There are actually a few factors involved in whether the Church recognizes a marriage as valid or not. Now, I know I have links to support what I am about to say but I can not locate them right now. I was able to find some info in the Code of Canon Law but it takes a bit to research. :/ So, this is going off of memory… Please forgive me if I have mis-stated anything, but this should give you a better idea as this is pretty general.
As Valerie stated above with the quote from the Catechism, in paragraph 1660 is says “marriage between the baptized” meaning for a non-baptized individual certain things may not apply. She is correct in stating that a JoP is NOT a sacrament.
For marriages between 2 practicing Catholics, it must be performed by a priest. A JoP (Justice of Peace) is considered invalid.
For 2 non-Catholics, it is recognizable but if they become Catholic they should have the Church bless it.

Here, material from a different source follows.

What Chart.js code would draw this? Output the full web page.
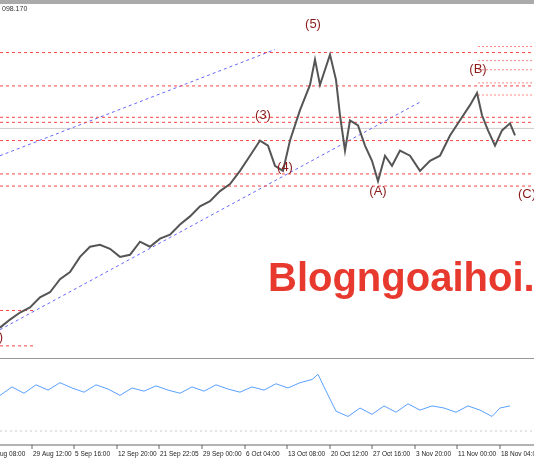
<!DOCTYPE html><html><head><script src="https://cdn.jsdelivr.net/npm/chart.js@4"></script>
<style>body{margin:0;background:#fff;width:534px;height:462px;overflow:hidden}#t{position:absolute;left:0;top:0;width:534px;height:4px;background:#aaa}</style></head><body>
<div id="t"></div>
<div style="position:absolute;left:0;top:4px;width:534px;height:354px"><canvas id="m"></canvas></div>
<div style="position:absolute;left:0;top:358px;width:534px;height:104px;border-top:1px solid #999"><canvas id="o"></canvas></div>
<script>
// price path (x position index, price level)
const priceX=[0,10,20,30,40,50,60,70,80,90,100,110,120,130,140,150,160,170,180,190,200,210,220,230,240,250,260,268,275,283,290,300,310,315,320,325,330,336,340,345,350,358,365,372,378,385,392,400,410,420,430,440,450,460,470,477,482,488,495,502,510,515];
const priceY=[80,88,95,100,110,115,128,135,150,160,162,158,150,152,165,160,168,172,182,190,200,205,215,222,235,250,265,260,240,235,265,295,320,345,320,335,350,325,290,255,285,280,260,245,225,250,240,255,250,235,245,250,270,285,300,312,290,275,260,275,282,270];
const hLevels=[352,319,288,283,265,232,220];
const shortLevels=[97,62];
const rightLevels=[358,344,335,322,310];
const chanUpper=[[0,250],[275,355]];
const chanLower=[[0,78],[420,303]];
const oscX=[0,12,24,36,48,60,72,84,96,108,120,132,144,156,168,180,192,204,216,228,240,252,264,276,288,300,312,318,324,336,348,360,372,384,396,408,420,432,444,456,468,480,492,500,510];
const oscY=[40,48,42,50,45,52,47,43,50,46,40,47,44,49,45,42,48,44,50,46,43,48,45,51,47,52,55,60,48,25,20,28,22,30,24,32,26,30,28,24,30,26,20,28,30];
const dateLabels=['29 Aug 12:00','5 Sep 16:00','12 Sep 20:00','21 Sep 22:05','29 Sep 00:00','6 Oct 04:00','13 Oct 08:00','20 Oct 12:00','27 Oct 16:00','3 Nov 20:00','11 Nov 00:00','18 Nov 04:00'];
const datePos=[32,74,117,159,202,245,287,330,372,415,457,500];
const waveLabels=[['(5)',313,380],['(3)',263,290],['(4)',285,238],['(A)',378,215],['(B)',478,335],['(C)',527,212],[')',1,70]];

const ds=[];
ds.push({data:priceX.map((x,i)=>({x,y:priceY[i]})),borderColor:'#555',borderWidth:2,pointRadius:0,tension:0});
hLevels.forEach(v=>ds.push({data:[{x:0,y:v},{x:534,y:v}],borderColor:'#f44',borderDash:[3,3],borderWidth:1,pointRadius:0}));
shortLevels.forEach(v=>ds.push({data:[{x:0,y:v},{x:35,y:v}],borderColor:'#f44',borderDash:[3,3],borderWidth:1,pointRadius:0}));
rightLevels.forEach(v=>ds.push({data:[{x:478,y:v},{x:534,y:v}],borderColor:'#f88',borderDash:[2,2],borderWidth:1,pointRadius:0}));
[chanUpper,chanLower].forEach(c=>ds.push({data:c.map(p=>({x:p[0],y:p[1]})),borderColor:'#66f',borderDash:[3,3],borderWidth:1,pointRadius:0}));
ds.push({data:[{x:0,y:277},{x:534,y:277}],borderColor:'#ccc',borderWidth:1,pointRadius:0});
const txt={id:'txt',afterDatasetsDraw(c){const g=c.ctx,xs=c.scales.x,ys=c.scales.y;g.save();
g.font='13px "Liberation Sans"';g.fillStyle='#8b1a1a';g.textAlign='center';g.textBaseline='middle';
waveLabels.forEach(w=>g.fillText(w[0],xs.getPixelForValue(w[1]),ys.getPixelForValue(w[2])));
g.font='7px "Liberation Sans"';g.fillStyle='#333';g.textAlign='left';g.fillText('098.170',2,5);
g.font='bold 40px "Liberation Sans"';g.fillStyle='#e8392f';g.strokeStyle='#fff';g.lineWidth=3;g.textAlign='left';
g.strokeText('Blogngoaihoi.co',268,276);g.fillText('Blogngoaihoi.co',268,276);g.restore();}};
const lin={type:'linear',display:false,min:0,max:534};
new Chart(document.getElementById('m'),{type:'line',data:{datasets:ds},plugins:[txt],options:{animation:false,responsive:true,maintainAspectRatio:false,layout:{padding:0},plugins:{legend:{display:false},tooltip:{enabled:false}},scales:{x:lin,y:{display:false,min:50,max:400}}}});
const ax={id:'ax',afterDraw(c){const g=c.ctx,xs=c.scales.x;g.save();g.strokeStyle='#666';g.beginPath();g.moveTo(0,86);g.lineTo(534,86);g.stroke();
g.font='6.5px "Liberation Sans"';g.fillStyle='#222';g.textBaseline='middle';
g.fillText('ug 08:00',0,95);datePos.forEach((p,i)=>{const px=xs.getPixelForValue(p);g.beginPath();g.moveTo(px,86);g.lineTo(px,90);g.stroke();g.fillText(dateLabels[i],px+1,95);});
g.strokeStyle='#ccc';g.setLineDash([2,3]);g.beginPath();g.moveTo(0,72);g.lineTo(534,72);g.stroke();g.restore();}};
new Chart(document.getElementById('o'),{type:'line',data:{datasets:[{data:oscX.map((x,i)=>({x,y:oscY[i]})),borderColor:'#5aa0ff',borderWidth:1,pointRadius:0}]},plugins:[ax],options:{animation:false,responsive:true,maintainAspectRatio:false,layout:{padding:{top:10,bottom:36}},plugins:{legend:{display:false},tooltip:{enabled:false}},scales:{x:lin,y:{display:false,min:10,max:65}}}});
</script></body></html>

For non-practicing Catholics, if they have turned away from the Church and refuse its teachings, a JoP marriage can be valid. There are certain things pertaining to this to meet the requirements for “non-practicing.”
If one party is Catholic and practicing, a JoP marriage is considered invalid and illicit.
For Catholics marrying non-Catholics, it is possible to have a non-Catholic wedding but a dispensation must be obtained prior and permission from you parish priest. A JoP alone, even with a dispensation, is invalid; there must be a religious component to the ceremony (not 100% on this last part though).
I hope this helps. I am really sorry that I couldn’t remember the links to quote but I know it is possible to find them. It will just take a bit of web searching on your part.